I’d spent more than two decades in the FBI, including fifteen years negotiating hostage situations from New York to the Philippines and the Middle East, and I was on top of my game. At any given time, there are ten thousand FBI agents in the Bureau, but only one lead international kidnapping negotiator. That was me. But I’d never experienced a hostage situation so tense, so personal. “We’ve got your son, Voss. Give us one million dollars or he dies.” Pause. Blink. Mindfully urge the heart rate back to normal. Sure, I’d been in these types of situations before.
Tons of them. Money for lives. But not like this. Not with my son on the line. Not $1 million. And not against people with fancy degrees and a lifetime of negotiating expertise. You see, the people across the table—my negotiating counterparts—were Harvard Law School negotiating professors. I’d come up to Harvard to take a short executive negotiating course, to see if I could learn something from the business world’s approach. It was supposed to be quiet and calm, a little professional development for an FBI guy trying to widen his horizons.
But when Robert Mnookin, the director of the Harvard Negotiation Research Project, learned I was on campus, he invited me to his office for a coffee. Just to chat, he said. I was honored. And scared. Mnookin is an impressive guy whom I’d followed for years: not only is he a Harvard law professor, he’s also one of the big shots of the conflict resolution field and the author of Bargaining with the Devil: When to Negotiate, When to Fight. 1 To be honest, it felt unfair that Mnookin wanted me, a former Kansas City beat cop, to debate negotiation with him. But then it got worse.
Just after Mnookin and I sat down, the door opened and another Harvard professor walked in.
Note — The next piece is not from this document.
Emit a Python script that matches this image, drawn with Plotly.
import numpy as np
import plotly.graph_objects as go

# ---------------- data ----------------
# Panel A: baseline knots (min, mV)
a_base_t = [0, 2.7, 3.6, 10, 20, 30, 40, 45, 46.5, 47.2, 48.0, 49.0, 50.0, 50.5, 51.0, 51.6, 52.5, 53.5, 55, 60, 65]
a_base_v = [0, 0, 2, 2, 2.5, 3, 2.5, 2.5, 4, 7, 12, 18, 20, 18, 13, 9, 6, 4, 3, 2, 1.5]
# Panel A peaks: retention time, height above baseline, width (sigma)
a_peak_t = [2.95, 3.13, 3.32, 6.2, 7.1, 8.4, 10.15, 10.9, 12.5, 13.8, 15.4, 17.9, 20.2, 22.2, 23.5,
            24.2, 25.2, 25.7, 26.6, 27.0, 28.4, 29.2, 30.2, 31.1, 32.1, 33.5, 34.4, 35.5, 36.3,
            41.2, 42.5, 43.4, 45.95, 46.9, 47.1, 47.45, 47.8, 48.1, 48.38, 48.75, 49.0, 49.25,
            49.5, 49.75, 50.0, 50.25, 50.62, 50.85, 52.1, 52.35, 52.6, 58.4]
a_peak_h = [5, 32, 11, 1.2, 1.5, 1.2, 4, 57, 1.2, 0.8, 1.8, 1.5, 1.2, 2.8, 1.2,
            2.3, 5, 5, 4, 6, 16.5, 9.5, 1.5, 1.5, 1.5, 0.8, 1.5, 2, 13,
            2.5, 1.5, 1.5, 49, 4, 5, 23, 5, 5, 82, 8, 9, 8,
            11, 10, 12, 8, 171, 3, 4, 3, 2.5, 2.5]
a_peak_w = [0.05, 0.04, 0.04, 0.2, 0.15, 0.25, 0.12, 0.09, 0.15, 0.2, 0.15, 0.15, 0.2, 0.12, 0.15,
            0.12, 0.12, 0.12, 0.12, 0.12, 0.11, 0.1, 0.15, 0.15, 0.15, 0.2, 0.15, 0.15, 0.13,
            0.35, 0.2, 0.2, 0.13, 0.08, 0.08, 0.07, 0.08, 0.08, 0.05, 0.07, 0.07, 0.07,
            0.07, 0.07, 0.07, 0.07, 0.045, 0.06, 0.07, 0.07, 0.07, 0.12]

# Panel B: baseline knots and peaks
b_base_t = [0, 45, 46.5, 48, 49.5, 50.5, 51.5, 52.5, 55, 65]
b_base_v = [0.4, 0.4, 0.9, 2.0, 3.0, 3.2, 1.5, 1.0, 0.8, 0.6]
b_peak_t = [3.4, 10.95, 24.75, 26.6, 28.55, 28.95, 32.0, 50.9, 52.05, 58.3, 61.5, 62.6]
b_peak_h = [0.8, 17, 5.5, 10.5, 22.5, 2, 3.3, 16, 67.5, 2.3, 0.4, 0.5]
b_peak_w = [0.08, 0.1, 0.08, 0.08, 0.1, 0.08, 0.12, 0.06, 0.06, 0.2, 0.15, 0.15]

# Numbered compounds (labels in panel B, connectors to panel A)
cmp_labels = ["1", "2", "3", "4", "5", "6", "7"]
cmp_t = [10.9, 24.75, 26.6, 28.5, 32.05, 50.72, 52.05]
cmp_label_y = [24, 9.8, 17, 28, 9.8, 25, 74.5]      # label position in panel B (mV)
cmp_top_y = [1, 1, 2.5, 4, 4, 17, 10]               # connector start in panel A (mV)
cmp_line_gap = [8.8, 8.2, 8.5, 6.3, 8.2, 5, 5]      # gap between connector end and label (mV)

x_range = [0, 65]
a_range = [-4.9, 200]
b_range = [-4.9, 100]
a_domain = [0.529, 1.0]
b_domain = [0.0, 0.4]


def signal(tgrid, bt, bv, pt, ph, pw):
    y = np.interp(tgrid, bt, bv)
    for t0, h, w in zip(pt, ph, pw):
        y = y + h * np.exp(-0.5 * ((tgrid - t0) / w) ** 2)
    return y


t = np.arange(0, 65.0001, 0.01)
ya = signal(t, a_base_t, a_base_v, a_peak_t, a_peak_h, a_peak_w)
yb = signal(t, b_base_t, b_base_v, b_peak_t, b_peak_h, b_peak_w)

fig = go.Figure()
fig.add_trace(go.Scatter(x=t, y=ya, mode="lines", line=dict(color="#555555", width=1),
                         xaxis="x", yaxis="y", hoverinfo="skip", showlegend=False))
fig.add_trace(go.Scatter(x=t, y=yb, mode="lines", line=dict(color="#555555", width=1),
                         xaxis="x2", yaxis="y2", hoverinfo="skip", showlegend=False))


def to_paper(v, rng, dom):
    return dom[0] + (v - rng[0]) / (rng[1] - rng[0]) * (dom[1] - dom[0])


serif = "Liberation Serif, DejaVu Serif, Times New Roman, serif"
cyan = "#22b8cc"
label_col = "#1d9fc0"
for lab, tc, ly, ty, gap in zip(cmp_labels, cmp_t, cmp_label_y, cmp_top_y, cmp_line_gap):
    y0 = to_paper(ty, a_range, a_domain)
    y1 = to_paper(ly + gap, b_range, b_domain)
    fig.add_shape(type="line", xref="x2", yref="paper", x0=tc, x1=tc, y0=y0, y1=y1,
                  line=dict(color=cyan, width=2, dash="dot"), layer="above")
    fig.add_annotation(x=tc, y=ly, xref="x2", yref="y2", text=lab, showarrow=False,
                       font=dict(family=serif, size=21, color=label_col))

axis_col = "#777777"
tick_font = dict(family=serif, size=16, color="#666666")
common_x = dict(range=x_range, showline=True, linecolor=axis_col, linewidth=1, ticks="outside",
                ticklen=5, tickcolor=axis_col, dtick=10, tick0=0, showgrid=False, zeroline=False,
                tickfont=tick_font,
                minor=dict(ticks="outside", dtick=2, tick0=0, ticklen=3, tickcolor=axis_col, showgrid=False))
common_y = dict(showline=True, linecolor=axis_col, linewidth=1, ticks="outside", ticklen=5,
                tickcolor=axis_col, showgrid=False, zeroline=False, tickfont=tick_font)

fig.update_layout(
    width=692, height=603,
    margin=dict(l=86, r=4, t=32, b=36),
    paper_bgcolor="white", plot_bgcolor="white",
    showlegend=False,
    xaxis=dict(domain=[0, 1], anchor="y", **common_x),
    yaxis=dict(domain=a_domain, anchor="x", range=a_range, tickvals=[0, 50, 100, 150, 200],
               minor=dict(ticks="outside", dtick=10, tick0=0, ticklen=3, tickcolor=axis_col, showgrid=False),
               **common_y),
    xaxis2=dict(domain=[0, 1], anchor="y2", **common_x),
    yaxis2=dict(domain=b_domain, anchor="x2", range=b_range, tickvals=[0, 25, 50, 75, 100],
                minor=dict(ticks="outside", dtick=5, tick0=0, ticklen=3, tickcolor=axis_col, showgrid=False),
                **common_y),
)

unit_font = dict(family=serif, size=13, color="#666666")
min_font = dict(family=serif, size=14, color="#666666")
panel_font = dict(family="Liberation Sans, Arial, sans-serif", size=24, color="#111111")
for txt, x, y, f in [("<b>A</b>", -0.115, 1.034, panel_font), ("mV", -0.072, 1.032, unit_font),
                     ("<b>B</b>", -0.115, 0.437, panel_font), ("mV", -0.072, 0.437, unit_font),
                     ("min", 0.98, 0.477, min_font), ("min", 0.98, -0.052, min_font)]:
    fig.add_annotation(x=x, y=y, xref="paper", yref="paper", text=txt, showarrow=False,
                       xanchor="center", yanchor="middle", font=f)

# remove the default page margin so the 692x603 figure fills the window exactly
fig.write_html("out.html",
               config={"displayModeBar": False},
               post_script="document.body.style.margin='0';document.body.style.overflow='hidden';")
It was Gabriella Blum, a specialist in international negotiations, armed conflict, and counterterrorism, who’d spent eight years as a negotiator for the Israeli National Security Council and the Israel Defense Forces. The toughas-nails IDF. On cue, Mnookin’s secretary arrived and put a tape recorder on the table. Mnookin and Blum smiled at me. I’d been tricked.
We’ve got your son, Voss. Give us one million dollars or he dies,” Mnookin said, smiling. “I’m the kidnapper. What are you going to do?” I experienced a flash of panic, but that was to be expected. It never changes: even after two decades negotiating for human lives you still feel fear. Even in a role-playing situation. I calmed myself down. Sure, I was a street cop turned FBI agent playing against real heavyweights. And I wasn’t a genius. But I was in this room for a reason.
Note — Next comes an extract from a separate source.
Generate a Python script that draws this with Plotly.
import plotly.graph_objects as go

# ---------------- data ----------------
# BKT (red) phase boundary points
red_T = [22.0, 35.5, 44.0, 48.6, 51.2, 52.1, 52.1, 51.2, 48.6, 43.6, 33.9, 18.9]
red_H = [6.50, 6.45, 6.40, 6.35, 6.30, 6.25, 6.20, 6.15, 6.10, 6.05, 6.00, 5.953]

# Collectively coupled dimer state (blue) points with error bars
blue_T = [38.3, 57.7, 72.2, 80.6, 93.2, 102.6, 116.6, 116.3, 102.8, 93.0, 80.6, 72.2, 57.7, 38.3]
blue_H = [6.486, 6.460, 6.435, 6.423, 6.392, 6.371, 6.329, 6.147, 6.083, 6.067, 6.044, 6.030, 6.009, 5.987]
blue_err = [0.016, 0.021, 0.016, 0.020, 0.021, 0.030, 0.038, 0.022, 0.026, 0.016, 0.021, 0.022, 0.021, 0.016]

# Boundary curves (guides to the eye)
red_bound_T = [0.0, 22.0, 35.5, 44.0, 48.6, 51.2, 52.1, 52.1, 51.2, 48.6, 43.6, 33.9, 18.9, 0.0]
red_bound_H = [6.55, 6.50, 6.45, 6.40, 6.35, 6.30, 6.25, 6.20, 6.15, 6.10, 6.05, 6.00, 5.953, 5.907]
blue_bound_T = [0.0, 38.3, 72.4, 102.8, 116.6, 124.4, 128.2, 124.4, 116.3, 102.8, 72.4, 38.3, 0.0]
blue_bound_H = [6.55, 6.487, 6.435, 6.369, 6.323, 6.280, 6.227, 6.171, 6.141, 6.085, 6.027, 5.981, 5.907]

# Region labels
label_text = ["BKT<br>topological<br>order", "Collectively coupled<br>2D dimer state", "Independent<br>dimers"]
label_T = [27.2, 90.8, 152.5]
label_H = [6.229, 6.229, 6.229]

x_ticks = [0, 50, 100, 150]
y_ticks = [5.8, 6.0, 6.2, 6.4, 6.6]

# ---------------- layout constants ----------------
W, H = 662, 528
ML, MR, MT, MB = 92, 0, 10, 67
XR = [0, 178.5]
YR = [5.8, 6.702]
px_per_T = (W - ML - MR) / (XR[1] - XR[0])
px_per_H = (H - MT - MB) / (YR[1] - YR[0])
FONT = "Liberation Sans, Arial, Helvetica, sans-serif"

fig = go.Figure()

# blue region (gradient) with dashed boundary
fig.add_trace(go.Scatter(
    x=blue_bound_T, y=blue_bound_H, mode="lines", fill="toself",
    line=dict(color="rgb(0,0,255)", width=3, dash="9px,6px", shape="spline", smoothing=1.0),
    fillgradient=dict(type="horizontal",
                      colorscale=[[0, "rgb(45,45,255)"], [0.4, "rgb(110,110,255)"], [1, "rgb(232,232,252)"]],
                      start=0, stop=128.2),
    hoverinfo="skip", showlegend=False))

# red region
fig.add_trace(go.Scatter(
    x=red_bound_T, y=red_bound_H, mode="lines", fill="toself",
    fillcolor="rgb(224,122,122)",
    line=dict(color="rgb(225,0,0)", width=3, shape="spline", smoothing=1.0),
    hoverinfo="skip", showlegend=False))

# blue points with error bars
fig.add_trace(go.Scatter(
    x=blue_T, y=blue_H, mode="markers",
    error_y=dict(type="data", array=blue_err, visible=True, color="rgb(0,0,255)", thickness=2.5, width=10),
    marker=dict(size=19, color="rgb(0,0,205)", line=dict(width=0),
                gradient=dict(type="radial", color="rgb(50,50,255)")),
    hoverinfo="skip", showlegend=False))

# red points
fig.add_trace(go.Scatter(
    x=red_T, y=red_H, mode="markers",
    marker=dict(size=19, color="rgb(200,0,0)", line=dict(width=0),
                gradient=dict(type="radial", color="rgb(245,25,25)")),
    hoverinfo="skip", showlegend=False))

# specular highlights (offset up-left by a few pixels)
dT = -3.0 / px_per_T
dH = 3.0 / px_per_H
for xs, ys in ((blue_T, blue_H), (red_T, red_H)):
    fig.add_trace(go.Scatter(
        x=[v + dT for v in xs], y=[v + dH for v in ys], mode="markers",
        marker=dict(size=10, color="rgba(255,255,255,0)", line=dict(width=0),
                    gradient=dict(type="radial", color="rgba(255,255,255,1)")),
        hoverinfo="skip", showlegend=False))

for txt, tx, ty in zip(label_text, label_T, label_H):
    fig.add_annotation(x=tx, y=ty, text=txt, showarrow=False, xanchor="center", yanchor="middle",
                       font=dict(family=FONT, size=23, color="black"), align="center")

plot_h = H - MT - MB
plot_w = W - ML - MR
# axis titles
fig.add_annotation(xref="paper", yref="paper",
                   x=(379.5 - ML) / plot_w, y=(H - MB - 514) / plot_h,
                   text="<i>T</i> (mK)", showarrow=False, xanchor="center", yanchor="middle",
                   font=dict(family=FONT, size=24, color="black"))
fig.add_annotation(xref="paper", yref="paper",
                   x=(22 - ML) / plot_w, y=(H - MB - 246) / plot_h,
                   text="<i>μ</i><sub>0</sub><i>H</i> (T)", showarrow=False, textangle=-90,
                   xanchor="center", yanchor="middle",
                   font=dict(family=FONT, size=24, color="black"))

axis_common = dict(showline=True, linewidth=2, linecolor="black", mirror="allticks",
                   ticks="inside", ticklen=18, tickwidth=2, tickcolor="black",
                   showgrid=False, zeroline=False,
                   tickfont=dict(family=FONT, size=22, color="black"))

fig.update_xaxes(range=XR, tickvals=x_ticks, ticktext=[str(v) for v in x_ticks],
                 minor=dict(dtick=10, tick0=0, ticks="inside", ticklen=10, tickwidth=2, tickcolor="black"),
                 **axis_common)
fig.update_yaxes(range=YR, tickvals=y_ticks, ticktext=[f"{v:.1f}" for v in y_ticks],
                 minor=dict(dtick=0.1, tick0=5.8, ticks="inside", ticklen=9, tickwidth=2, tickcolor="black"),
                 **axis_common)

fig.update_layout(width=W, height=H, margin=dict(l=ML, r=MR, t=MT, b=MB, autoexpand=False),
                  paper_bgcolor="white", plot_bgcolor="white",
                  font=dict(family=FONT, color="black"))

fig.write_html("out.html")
Over the years I had picked up skills, tactics, and a whole approach to human interaction that had not just helped me save lives but, as I recognize now looking back, had also begun to transform my own life. My years of negotiating had infused everything from how I dealt with customer service reps to my parenting style. “C’mon. Get me the money or I cut your son’s throat right now,” Mnookin said. Testy. I gave him a long, slow stare. Then I smiled.
How am I supposed to do that?” Mnookin paused. His expression had a touch of amused pity in it, like a dog when the cat it’s been chasing turns around and tries to chase it back. It was as if we were playing different games, with different rules. Mnookin regained his composure and eyed me with arched brows as if to remind me that we were still playing. “So you’re okay with me killing your son, Mr. Voss?” “I’m sorry, Robert, how do I know he’s even alive?” I said, using an apology and his first name, seeding more warmth into the interaction in order to complicate his gambit to bulldoze me. “I really am sorry, but how can I get you any money right now, much less one million dollars, if I don’t even know he’s alive?” It was quite a sight to see such a brilliant man flustered by what must have seemed unsophisticated foolishness. On the contrary, though, my move was anything but foolish.
I was employing what had become one of the FBI’s most potent negotiating tools: the open-ended question. Today, after some years evolving these tactics for the private sector in my consultancy, The Black Swan Group, we call this tactic calibrated questions: queries that the other side can respond to but that have no fixed answers. It buys you time. It gives your counterpart the illusion of control— they are the one with the answers and power after all—and it does all that without giving them any idea of how constrained they are by it.
THE SMARTEST DUMB GUY IN THE ROOM
To answer my questions, a year later, in 2006, I talked my way into Harvard Law School’s Winter Negotiation Course. The best and brightest compete to get into this class, and it was filled with brilliant Harvard students getting law and business degrees and hotshot students from other top Boston universities like the Massachusetts Institute of Technology and Tufts. The Olympic trials for negotiating. And I was the only outsider.
The first day of the course, all 144 of us piled into a lecture hall for an introduction and then we split into four groups, each led by a negotiation instructor. After we’d had a chat with our instructor—mine was named Sheila Heen, and she’s a good buddy to this day—we were partnered off in pairs and sent into mock negotiations. Simple: one of us was selling a product, the other was the buyer, and each had clear limits on the price they could take.